### Challenge
Below this line is the material. Write out only its lines from the one containing "Write a component" through the one containing "15, 15.5, 16];", both kept, exactly.

Start Provided records

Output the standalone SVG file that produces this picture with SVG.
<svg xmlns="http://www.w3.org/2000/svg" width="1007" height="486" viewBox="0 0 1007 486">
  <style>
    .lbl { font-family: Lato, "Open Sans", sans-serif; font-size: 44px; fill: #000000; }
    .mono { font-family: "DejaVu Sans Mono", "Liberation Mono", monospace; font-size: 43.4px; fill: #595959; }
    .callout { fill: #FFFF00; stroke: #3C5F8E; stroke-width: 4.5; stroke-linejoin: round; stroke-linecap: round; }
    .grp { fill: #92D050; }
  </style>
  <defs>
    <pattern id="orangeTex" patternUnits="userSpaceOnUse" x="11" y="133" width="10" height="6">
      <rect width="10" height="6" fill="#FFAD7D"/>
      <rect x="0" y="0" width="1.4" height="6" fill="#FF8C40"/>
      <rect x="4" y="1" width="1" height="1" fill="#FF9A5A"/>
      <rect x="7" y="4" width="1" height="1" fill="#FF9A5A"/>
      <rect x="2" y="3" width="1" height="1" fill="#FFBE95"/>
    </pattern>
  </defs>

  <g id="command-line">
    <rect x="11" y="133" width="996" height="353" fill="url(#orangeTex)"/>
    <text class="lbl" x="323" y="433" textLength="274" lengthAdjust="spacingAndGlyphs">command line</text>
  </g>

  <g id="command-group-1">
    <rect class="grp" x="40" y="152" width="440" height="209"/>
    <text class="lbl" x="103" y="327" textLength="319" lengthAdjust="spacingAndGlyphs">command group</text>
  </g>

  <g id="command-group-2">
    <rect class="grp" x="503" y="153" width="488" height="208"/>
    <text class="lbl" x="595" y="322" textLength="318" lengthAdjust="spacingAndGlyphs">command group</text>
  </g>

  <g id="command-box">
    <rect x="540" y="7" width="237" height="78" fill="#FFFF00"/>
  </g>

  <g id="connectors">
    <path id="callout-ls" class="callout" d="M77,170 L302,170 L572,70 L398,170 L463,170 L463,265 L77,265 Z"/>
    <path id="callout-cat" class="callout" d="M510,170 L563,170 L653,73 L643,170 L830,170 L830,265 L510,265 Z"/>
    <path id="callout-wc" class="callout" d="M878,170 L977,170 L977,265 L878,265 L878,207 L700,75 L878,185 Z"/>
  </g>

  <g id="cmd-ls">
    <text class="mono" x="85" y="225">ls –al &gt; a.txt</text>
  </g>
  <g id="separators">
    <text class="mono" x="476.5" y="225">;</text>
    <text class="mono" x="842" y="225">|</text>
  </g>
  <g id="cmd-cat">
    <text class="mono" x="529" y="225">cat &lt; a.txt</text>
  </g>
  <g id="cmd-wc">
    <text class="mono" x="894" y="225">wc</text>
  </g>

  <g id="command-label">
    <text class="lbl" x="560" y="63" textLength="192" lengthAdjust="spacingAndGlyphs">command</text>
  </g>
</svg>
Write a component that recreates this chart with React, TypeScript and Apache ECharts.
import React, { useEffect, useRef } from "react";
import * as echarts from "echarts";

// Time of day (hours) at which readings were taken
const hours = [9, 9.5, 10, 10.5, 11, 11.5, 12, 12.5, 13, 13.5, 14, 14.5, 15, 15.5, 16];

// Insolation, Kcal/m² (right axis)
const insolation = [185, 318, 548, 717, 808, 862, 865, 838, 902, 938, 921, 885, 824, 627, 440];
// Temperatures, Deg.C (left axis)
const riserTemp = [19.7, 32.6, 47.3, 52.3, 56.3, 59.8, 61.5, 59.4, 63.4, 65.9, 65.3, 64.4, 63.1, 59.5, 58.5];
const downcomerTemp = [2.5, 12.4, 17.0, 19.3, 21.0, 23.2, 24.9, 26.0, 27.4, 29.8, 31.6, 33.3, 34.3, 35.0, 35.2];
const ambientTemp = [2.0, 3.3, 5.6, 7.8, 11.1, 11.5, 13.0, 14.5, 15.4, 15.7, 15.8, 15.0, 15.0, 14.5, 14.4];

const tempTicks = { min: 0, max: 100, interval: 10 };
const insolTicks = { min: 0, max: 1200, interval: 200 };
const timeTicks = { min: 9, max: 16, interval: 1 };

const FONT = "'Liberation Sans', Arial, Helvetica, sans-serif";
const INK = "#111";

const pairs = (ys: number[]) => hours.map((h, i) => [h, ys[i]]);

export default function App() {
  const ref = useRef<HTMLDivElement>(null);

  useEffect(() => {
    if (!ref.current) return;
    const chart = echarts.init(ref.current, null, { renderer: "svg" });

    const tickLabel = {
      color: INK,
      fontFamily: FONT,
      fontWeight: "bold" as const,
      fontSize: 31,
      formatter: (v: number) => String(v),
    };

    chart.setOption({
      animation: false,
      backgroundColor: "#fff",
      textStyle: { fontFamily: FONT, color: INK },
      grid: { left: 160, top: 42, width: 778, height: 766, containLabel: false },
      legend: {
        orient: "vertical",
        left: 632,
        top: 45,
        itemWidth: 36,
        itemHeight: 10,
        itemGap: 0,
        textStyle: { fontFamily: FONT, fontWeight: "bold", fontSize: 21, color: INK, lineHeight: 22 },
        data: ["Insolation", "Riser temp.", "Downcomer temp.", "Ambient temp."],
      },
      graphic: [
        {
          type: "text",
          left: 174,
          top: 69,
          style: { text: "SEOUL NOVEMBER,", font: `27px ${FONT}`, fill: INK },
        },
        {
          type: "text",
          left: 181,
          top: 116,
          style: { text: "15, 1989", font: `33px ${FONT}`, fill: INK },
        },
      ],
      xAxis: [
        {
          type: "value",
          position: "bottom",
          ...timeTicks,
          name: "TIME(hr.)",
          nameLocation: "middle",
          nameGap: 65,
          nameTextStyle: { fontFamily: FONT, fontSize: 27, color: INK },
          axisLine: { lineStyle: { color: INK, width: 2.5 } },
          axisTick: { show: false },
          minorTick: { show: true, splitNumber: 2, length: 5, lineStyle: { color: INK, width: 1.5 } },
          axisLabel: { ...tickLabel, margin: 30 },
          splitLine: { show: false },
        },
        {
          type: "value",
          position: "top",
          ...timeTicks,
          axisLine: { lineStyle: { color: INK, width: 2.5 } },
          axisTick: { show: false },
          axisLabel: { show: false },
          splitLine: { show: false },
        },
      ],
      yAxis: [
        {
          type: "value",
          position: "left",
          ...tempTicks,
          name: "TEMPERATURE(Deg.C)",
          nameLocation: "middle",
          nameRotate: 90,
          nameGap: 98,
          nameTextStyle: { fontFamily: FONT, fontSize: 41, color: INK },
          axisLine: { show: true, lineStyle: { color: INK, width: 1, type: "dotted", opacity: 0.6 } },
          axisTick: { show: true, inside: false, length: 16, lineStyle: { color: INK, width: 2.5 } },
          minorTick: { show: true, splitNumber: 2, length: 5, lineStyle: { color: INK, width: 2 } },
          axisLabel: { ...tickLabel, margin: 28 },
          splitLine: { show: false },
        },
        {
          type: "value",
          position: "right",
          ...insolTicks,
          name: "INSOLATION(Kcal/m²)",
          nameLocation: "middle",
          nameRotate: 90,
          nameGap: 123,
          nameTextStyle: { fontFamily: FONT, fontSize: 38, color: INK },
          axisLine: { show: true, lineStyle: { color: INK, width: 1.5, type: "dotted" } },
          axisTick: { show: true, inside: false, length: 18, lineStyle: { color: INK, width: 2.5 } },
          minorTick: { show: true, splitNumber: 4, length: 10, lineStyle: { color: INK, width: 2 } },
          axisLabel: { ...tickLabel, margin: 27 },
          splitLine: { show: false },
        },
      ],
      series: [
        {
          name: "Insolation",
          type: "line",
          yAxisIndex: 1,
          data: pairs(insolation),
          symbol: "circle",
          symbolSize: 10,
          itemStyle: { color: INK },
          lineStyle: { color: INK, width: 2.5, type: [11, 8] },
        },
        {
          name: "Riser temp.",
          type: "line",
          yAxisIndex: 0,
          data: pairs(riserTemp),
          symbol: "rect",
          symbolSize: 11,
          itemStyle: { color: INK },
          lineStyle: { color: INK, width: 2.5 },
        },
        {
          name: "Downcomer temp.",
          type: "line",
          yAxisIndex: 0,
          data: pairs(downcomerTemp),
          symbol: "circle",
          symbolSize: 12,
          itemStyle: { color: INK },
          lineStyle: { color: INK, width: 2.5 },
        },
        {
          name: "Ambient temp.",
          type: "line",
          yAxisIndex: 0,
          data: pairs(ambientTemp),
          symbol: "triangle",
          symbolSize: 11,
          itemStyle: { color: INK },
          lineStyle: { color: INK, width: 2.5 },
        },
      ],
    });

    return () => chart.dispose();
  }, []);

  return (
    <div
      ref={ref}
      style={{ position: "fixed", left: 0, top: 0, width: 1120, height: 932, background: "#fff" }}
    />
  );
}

End Provided records

### Result for this exercise
Write a component that recreates this chart with React, TypeScript and Apache ECharts.
import React, { useEffect, useRef } from "react";
import * as echarts from "echarts";

// Time of day (hours) at which readings were taken
const hours = [9, 9.5, 10, 10.5, 11, 11.5, 12, 12.5, 13, 13.5, 14, 14.5, 15, 15.5, 16];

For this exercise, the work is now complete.